Debo haber leído por entonces sus datos biográficos, en los que de seguro se hacía mención a la novela Miramar y ese título, más que recordarme al castillo del fallido emperador Maximiliano, en Trieste ("... que mandó construir para mí a la orilla del Adriático un palacio blanco que miraba al mar", diría Carlota en uno de sus monólogos, de acuerdo con lo narrado por Fernando del Paso en Noticias del Imperio), me remitió de inmediato a la playa de Tampico. Al mar con su aroma de infancia, a "las humedades del trópico, la levedad de la brisa y sus misterios distantes".
Emprendí con entusiasmo la lectura de dicha obra y desde la propia introducción me he llevado una sorpresa. Fue escrita para su primera edición en inglés, que tuvo lugar en 1986, por John Fowles, el autor de un par de novelas que a su vez inspiraron dos películas ineludibles: El Coleccionista y La amante del teniente francés. Con esta última debo incluso señalar mi deuda literaria. El guión de Harold Pinter -otro premio Nobel-, siempre me ha parecido excepcional.
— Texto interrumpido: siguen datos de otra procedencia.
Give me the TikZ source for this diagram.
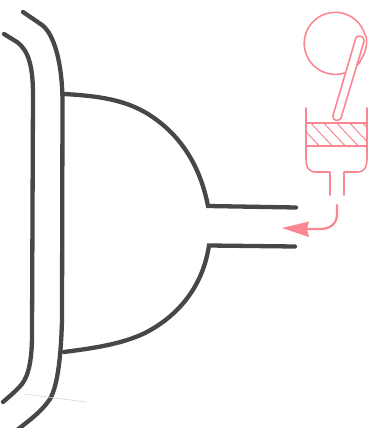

Recién llegado a Canadá me encontré con una edición muy bella de pasta dura, en una librería de viejo, y la adquirí por un dólar (que entonces equivalía a siete pesos mexicanos). Fue, pues, una de las primeras novelas que leería en idioma inglés. No sin sorpresa descubrí que todo el entramado contemporáneo de la película, aquél en el que los actores se enamoran estableciendo un estimulante e intenso andamiaje paralelo con sus propios personajes en pantalla, ¡fue invención de Pinter! La obra original se circunscribe a la historia de la mujer abandonada por el militar que fue su amante. Por esa misma época me encontraba escribiendo mi primera novela, Decir adiós es morir un poco, y mantenía la duda sobre los epígrafes que había recabado para cada capítulo, hasta que leyendo a Fowles, me percaté de que él también los había anotado así y no se percibían exagerados ni gratuitos, como era mi temor de que fuesen calificados.
La introducción a la que aludo, y que se mantuvo en la publicación de Miramar traducida al español por la editorial Icaria, trasciende el plano literario y expone de manera más prolija de lo que podría suponerse, los antecedentes históricos de Egipto a lo largo del siglo pasado. Es así como el lector obtiene un marco referencial del escenario en que se desarrolla la trama que está por leer. Enterarse de las noticias sobre lo que acontece ahora mismo en esa nación después de la lectura de dicho prólogo, adquiere una dimensión más precisa. Baste decir que en algún momento Fowles escribía, hace ya un cuarto de siglo: "Y esto es lo que ocurre con los vestigios de la vieja ciudad cosmopolita, Alejandría. En ese sentido, Egipto no tiene remedio, tampoco ahora".
La ilustración corresponde a una fotografía del Castello di Miramare,
que mandó construir Maximiliano de Habsburgo en Trieste, Italia.